Joins Bipartisan Coalition of 24 Attorneys General to Prevent Displacement of Native American Children from their Tribal Communities
New York Attorney General Letitia James joined a bipartisan coalition of 24 attorneys general in filing an amicus brief in Haaland v. Brackeen urging the U.S. Supreme Court to reject a challenge to longstanding protections guaranteed to Native American children, their families, and communities under the Indian Child Welfare Act (ICWA). ICWA is a critical framework for managing state-tribal relations, protecting the rights of Native American children, and preventing the displacement of Native American children from their families and communities. In the amicus brief, the coalition highlights the United States’ long history of inequitable removals of Native American children and reiterates the states’ fundamental interest in standing up for the well-being of children in state child-custody proceedings. The coalition of attorneys general previously submitted an amicus brief urging the U.S. Supreme Court to review the case.
“Children are the future. Removing native children from their families and communities denies them the opportunity to be immersed in their heritage and denies these nations an integral part of their future,” said Attorney General James. “The Indian Child Welfare Act was passed to help ensure that Native American children would have access to their communities and awareness about their history and cultural identity. I am proud to stand with a bipartisan group of my fellow attorneys general to defend this settled law and speak out against efforts to weaken or destroy it. We owe it to future generations to keep up this important fight.”
“The Onondaga Nation appreciates Attorney General Letitia James’ joining the amicus brief in defense of the Indian Child Welfare Act, which is a critically important federal law that protects Indigenous families and children,” said Onondaga Nation General Counsel Joe Heath. “Prior to the passage of ICWA, Indigenous children were removed from their homes 20 times more often than White children. It is also important to remember that this destructive epidemic of unnecessary removals followed the boarding school system which also removed Indigenous children from their homes and resulted in 1000s of deaths and horrific abuse. These governmental policies of assimilation and genocide were designed to tear apart families and communities and to terminate Indigenous cultures and Nations. The Onondaga Nation vigorously opposes all attempts to weaken ICWA and its protections for Indigenous children and families, and welcomes the support of those defending ICWA.”

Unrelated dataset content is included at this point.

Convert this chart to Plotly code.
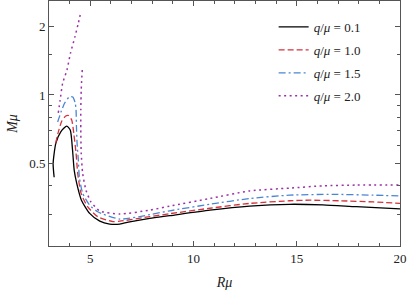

In 1978, Congress enacted ICWA to combat states and private parties that were initiating child-custody proceedings which removed Native American children from their parents and placed them in non-tribal adoptive and foster homes. That practice only harmed children, their families, and their communities, and it also posed an existential threat to the continuity and vitality of Indian nations. To address this, Congress established minimum federal standards governing the removal of Native American children who are members of federally recognized tribes, or eligible for such membership, from their families.
ICWA’s provisions safeguard the rights of Native American children, parents, and nations in state child-custody proceedings, and seek to promote the placement of Native American children with members of their extended families or with other tribal homes. The law’s approach is tailored to the unique status of Native Americans as a separate people with their own political institutions. In the more than four decades since Congress enacted ICWA, the statute has become the foundation of state-tribal relations in the realm of child custody and family services.
In the amicus brief, Attorney General James and her fellow attorneys general note that ICWA is a critical tool for protecting Native American children and fostering state-tribal collaboration. The coalition also highlights that ICWA is a valid exercise of Congress’s powers over tribal affairs in response to unwarranted removals that imperiled relations with Native American tribes and threatened their existence and that the law’s provisions do not violate the “anti-commandeering” doctrine, which prohibits Congress from issuing direct commands to state governments. The brief also states that ICWA’s preferences for the adoptive and foster-care placement of the Native American children to whom it applies do not violate equal protection.